People would be encouraged, by a marketing campaign, to see the challenge in firing their winged bottles into bins, rather than just dropping them. Groups of youngsters would be encouraged to film long-distance target practice shots and upload these to YouTube, in order to win a national anti-litter prize.

They might gain extra points by also filming the process of loading their bottles with other rubbish to provide better flight dynamics and clean up their neighbourhood whilst having some extra fun.

#685: Dragbag

Responsible dog owners are supposed to collect their animals’ excrement and carry it to a designated dog waste bin (at least in many cities).

Today’s invention is a way for such people to illustrate their responsibility by carrying with them a highly visible, ultra-durable bag marked “Dog Waste.” Any scurrilous owners not thus equipped and allowing their canine pals to defecate literally with abandon could then be approached by dog wardens and, if necessary, fined.

The bags would be inverted to lift the dog mess and also be equipped with a nylon rope so that, when filled, each could be dragged behind the owner in search of a suitable bin, rather than be carried in a pocket. This would further publicise their effort, avoid the dreadful stench and allow their dog, if walking off-lead behind, to follow and catch up more easily.

These bags could be hosed out on returning home which would also reduce the problem of dealing with the millions of plastic bags filled with dog poo left in waste bins.

#684: Paperpatch

When small but visible regions of one’s textured wallpaper get damaged, it is usually painful to have to consider repapering an entire room.

Today’s invention delays the redecoration work by attempting to repair the texture of (monochrome) paper.

A textured surface, A, has sustained a small region of damage, B. A (lightly-greased) matrix of fine rods, C, is then pressed into contact with an undamaged region of texture, so as to take up its surface profile. C is then wedged in place over the offending hole in the paper and a papier-mache pulp (D, in blue) is squeezed through a small gap in the matrix. This can then be repainted conveniently when the pulp hardens and the matrix is removed.

This approach might be obviously adopted for the repair of a range of other textured surfaces.

#683: Insole-ators

Armies tend to get equipped with felt overboots every time their local megalomaniac decides it’s a good idea to pick a fight with Russia (The French army still gets these issued with only a single word of explanation: “Moscow”).

Standing on a Northern railway platform recently, I was reminded of these facts, whilst also thinking that wet leather is a surprisingly good thermal conductor of heat from my feet to the frozen ground.

Rather than go with felt, though, I thought that it would be good to stand on two vacuum flasks.

Today’s invention is a clip-on sole for shoes containing two, flat ‘vacuum’ chambers; one for the forefoot and one for the heel.
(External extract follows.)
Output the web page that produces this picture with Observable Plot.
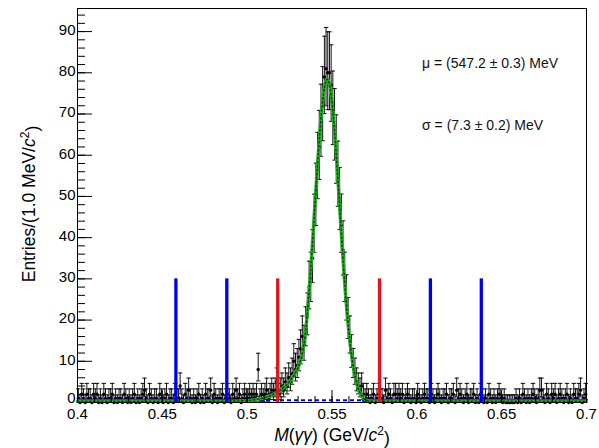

Each of these chambers would have a thin outer wall made of fibreglass, to sustain the low internal pressure, whilst also minimising the conduction of heat from foot to floor.

#682: SharpShield

Stabbing attacks on e.g. police officers and other public-facing staff are particularly hard to defend against. Even bulletproof clothing can be punctured by a sharp knife.

It’s possible to wear a vest which can withstand a sharp point, but the pressure generated at the tip of a knife blade is enormous and the appropriate protective clothing becomes too bulky to be comfortable.

Today’s invention is a new configuration of shielding consisting of a continuous, flexible sheet of concave hexagons, moulded in tough plastic. When a knife point slams into this surface, it will tend to deflect into the base of the nearest concavity. Each dip contains an embedded metal ring (yellow) which locates the point and spreads its impact across neighbouring ‘cells’, without ever allowing the point to penetrate to the person underneath (pink).